During the past week, as the US president Barack Obama announced the withdrawal of US combat forces from Iraq, there was considerable media commentary focusing on the lies that had been utilised to build public support for the war.
The two that received the most attention were the argument that Saddam had an active programme to develop weapons of mass destruction and the assertion, made most vigorously by the then vice president Dick Cheney, that there were “proven links” connecting the Iraqi leadership to the terrorist attacks on September 11.
Both were, of course, deliberate fabrications but both did play important roles in shaping public opinion and justifying the invasion of Iraq. The propaganda effort to win support for the war involved much more.
As I note in my forthcoming book What they are saying to us and why it matters: Arab Voices, proponents for the war, preying on the public’s lack of basic information about Iraq and its people, made exaggerated claims expressing confidence that the effort would be relatively painless.
A former official at the Pentagon termed it a “cakewalk”. Mr Cheney said “it’ll go ... quickly. Weeks rather than months”. Paul Wolfowitz, another advisor in the Bush administration, estimated the cost of the entire enterprise not to exceed one or two billion dollars, with Iraq’s oil revenues quickly kicking in to “finance its own reconstruction”.
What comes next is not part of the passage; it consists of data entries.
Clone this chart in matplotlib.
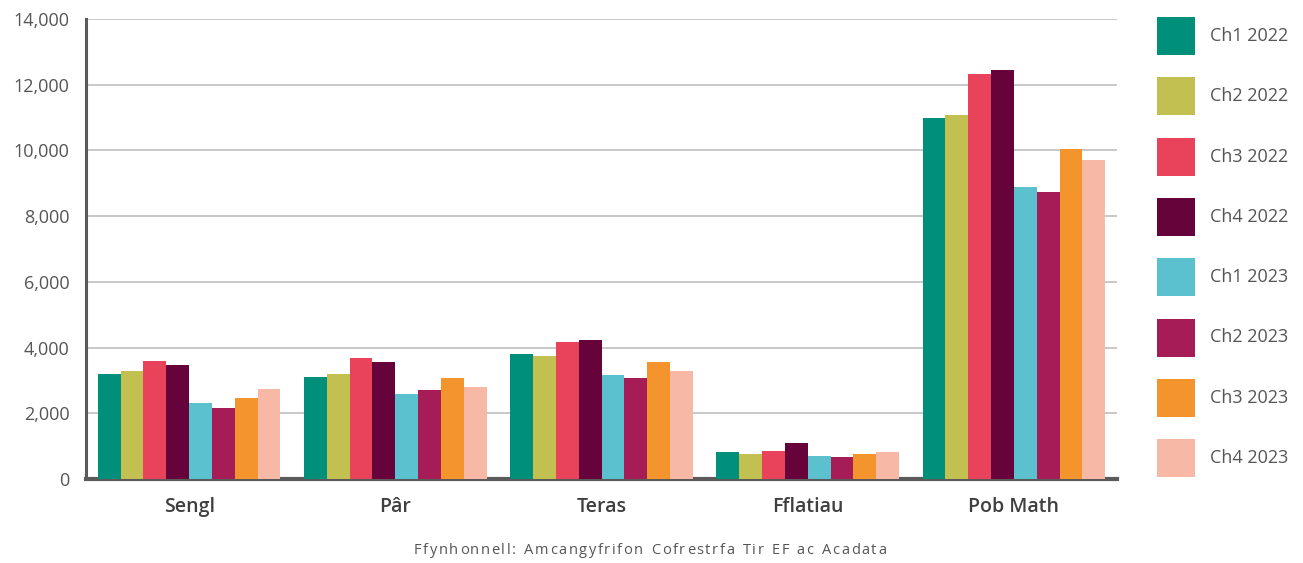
import matplotlib
matplotlib.use("Agg")
import matplotlib.pyplot as plt
import numpy as np
from matplotlib.patches import Rectangle
from matplotlib.ticker import FuncFormatter

plt.rcParams['font.family'] = ['Open Sans', 'DejaVu Sans']

categories = ["Sengl", "Pâr", "Teras", "Fflatiau", "Pob Math"]
series_labels = ["Ch1 2022", "Ch2 2022", "Ch3 2022", "Ch4 2022",
                 "Ch1 2023", "Ch2 2023", "Ch3 2023", "Ch4 2023"]

ch1_2022 = [3200, 3100, 3810, 810, 11000]
ch2_2022 = [3290, 3190, 3750, 750, 11090]
ch3_2022 = [3600, 3690, 4180, 840, 12340]
ch4_2022 = [3470, 3560, 4240, 1090, 12460]
ch1_2023 = [2300, 2580, 3160, 690, 8880]
ch2_2023 = [2150, 2700, 3070, 660, 8730]
ch3_2023 = [2480, 3070, 3560, 750, 10050]
ch4_2023 = [2730, 2790, 3290, 810, 9710]

series_values = [ch1_2022, ch2_2022, ch3_2022, ch4_2022,
                 ch1_2023, ch2_2023, ch3_2023, ch4_2023]
colors = ["#008f7a", "#c3c052", "#e8435a", "#66033a",
          "#5bc1cf", "#a61c56", "#f3942c", "#f7b9a5"]

y_ticks = [0, 2000, 4000, 6000, 8000, 10000, 12000, 14000]
source_text = "Ffynhonnell: Amcangyfrifon Cofrestrfa Tir EF ac Acadata"

W, H = 1303, 563
fig = plt.figure(figsize=(W / 100, H / 100), dpi=100)
ax = fig.add_axes([86 / W, 1 - 479 / H, (1117 - 86) / W, (479 - 19) / H])

n = len(series_values)
x = np.arange(len(categories))
group_w = 0.885
bar_w = group_w / n
for i, (vals, col, lab) in enumerate(zip(series_values, colors, series_labels)):
    offs = -group_w / 2 + bar_w * (i + 0.5)
    ax.bar(x + offs, vals, width=bar_w, color=col, label=lab, linewidth=0, zorder=3)

ax.set_xlim(-0.5, len(categories) - 0.5)
ax.set_ylim(0, 14000)
ax.set_yticks(y_ticks)
ax.yaxis.set_major_formatter(FuncFormatter(lambda v, p: f"{int(v):,}"))
ax.set_xticks(x)
ax.set_xticklabels(categories, fontsize=14, fontweight='semibold', color='#3f3f3f')
ax.tick_params(axis='x', length=0, pad=13)
ax.tick_params(axis='y', length=0, pad=12, labelsize=13, labelcolor='#555555')

ax.grid(axis='y', color='#c4c4c4', linewidth=1.3, zorder=0)
ax.set_axisbelow(True)
for s in ['top', 'right']:
    ax.spines[s].set_visible(False)
ax.spines['left'].set_color('#5a5a5a')
ax.spines['left'].set_linewidth(2.2)
ax.spines['bottom'].set_color('#5a5a5a')
ax.spines['bottom'].set_linewidth(3)

# legend drawn as a column of squares with labels
sq = 38
for i, (lab, col) in enumerate(zip(series_labels, colors)):
    cy = 36 + i * 60.3
    fig.add_artist(Rectangle((1157 / W, 1 - (cy + sq / 2) / H), sq / W, sq / H,
                             transform=fig.transFigure, color=col, linewidth=0))
    fig.text(1210 / W, 1 - cy / H, lab, fontsize=13, color='#555555',
             va='center', ha='left')

# source line, set with extra letter spacing
renderer = fig.canvas.get_renderer()
src_size = 10.5
tracking = 1.6  # extra pixels after each character
pieces = []
total = 0.0
for ch in source_text:
    t = fig.text(0, 0, ch if ch != " " else "n", fontsize=src_size)
    w = t.get_window_extent(renderer).width
    t.remove()
    if ch == " ":
        w *= 0.55
    pieces.append((ch, w))
    total += w + tracking
total -= tracking
xpos = 650 - total / 2
for ch, w in pieces:
    if ch != " ":
        fig.text(xpos / W, 1 - 551 / H, ch, fontsize=src_size, color='#555555',
                 ha='left', va='center')
    xpos += w + tracking

fig.savefig("out.png", dpi=100)
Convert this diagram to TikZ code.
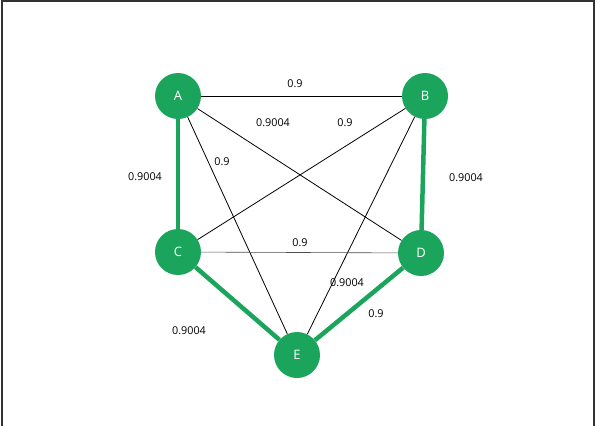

Throughout the media universe, commentators echoed these boasts, regularly churning out outrageous claims on a par with Saddam Hussein’s pre–Gulf War warning that the conflict would be the “mother of all battles”.
Before the invasion began, for example, Bill O’Reilly, a commentator of Fox News, wagered “the best dinner in the gaslight district of San Diego that military action will not last more than a week”.
A similarly euphoric (and ultimately equally misleading) statement by Bill Kristol, the editor of the Weekly Standard, soon followed: “There is a certain amount of pop psychology in America that the Shia can’t get along with the Sunni . . . There’s almost no evidence of that at all.” Finally, journalist Fred Barnes, another host of a programme on Fox News, chimed in: “The war was the hard part . . . It gets easier. I mean, setting up a democracy is hard, but not as hard as winning a war.”
This endless and deadly “spinning” didn’t end with the invasion. Six months into the war, Zogby International conducted the first-ever nationwide poll in Iraq showing that a disturbingly high percentage of Iraqis (including almost the entire Sunni population and a strong majority of Shia) wanted the US to leave their country, did not have a favourable view of the US military’s behaviour, and were not inclined to establish a democracy in Iraq.
A few days after these findings were released, Mr Cheney was on a television news programme citing our poll as evidence of “very positive news”, and using them to make his case that all was going well.
The same penchant for fabrication was in evidence in the hype surrounding the “surge” that the Bush administration implemented in early 2007. It is true that sectarian and intra-sect violence declined during this same period.
But the reasons for this decline had more to do with the fact that the “ethnic cleansing” operations launched by sectarian groups had already left Baghdad’s neighbourhoods purged and divided by barricades. Sunni tribal groups had organised and armed themselves to fight against al Qa’eda before the surge of US troops began.
Despite all this, the same cast of characters who promoted the fabrications that led the US into the war had the temerity to upbraid Mr Obama for failing to give George W Bush sufficient credit for successfully implementing measures that ended the war .
The US combat forces have now been withdrawn, but this war is not over, it has not been a success, and US responsibility has not ended. Iraq remains a fragile country, divided internally and surrounded by neighbours, some wary of the country’s instability and others eager to exploit its vulnerability.
In addition to the 4,400 Americans who died, tens of thousands have been severely wounded and their continued care must remain a national priority in the US. Hundreds of thousands of Iraqis also perished and 20 per cent of that country’s population at the start of the war are now refugees or internally displaced persons, unable to return home.
Meanwhile, instead of a “beacon of democracy” we see a dysfunctional political order that cannot so easily have closure or implement the results of an election that took place more than six months ago. The nation responsible for this calamity, America, will continue to have a role in Iraq’s future.
The US vice president Joseph Biden was right when he noted that “American engagement with Iraq will continue” with a new mission to help the country through reconstruction and reconciliation. And the story doesn’t end there.
At some point in history those who brought this disaster down on us all must be called to account for the fabrications, the embarrassment to America’s honour, and the death and waste of so many lives. Until that occurs, the conclusion to this sad chapter will not have been written.
James Zogby is president of the Arab American Institute.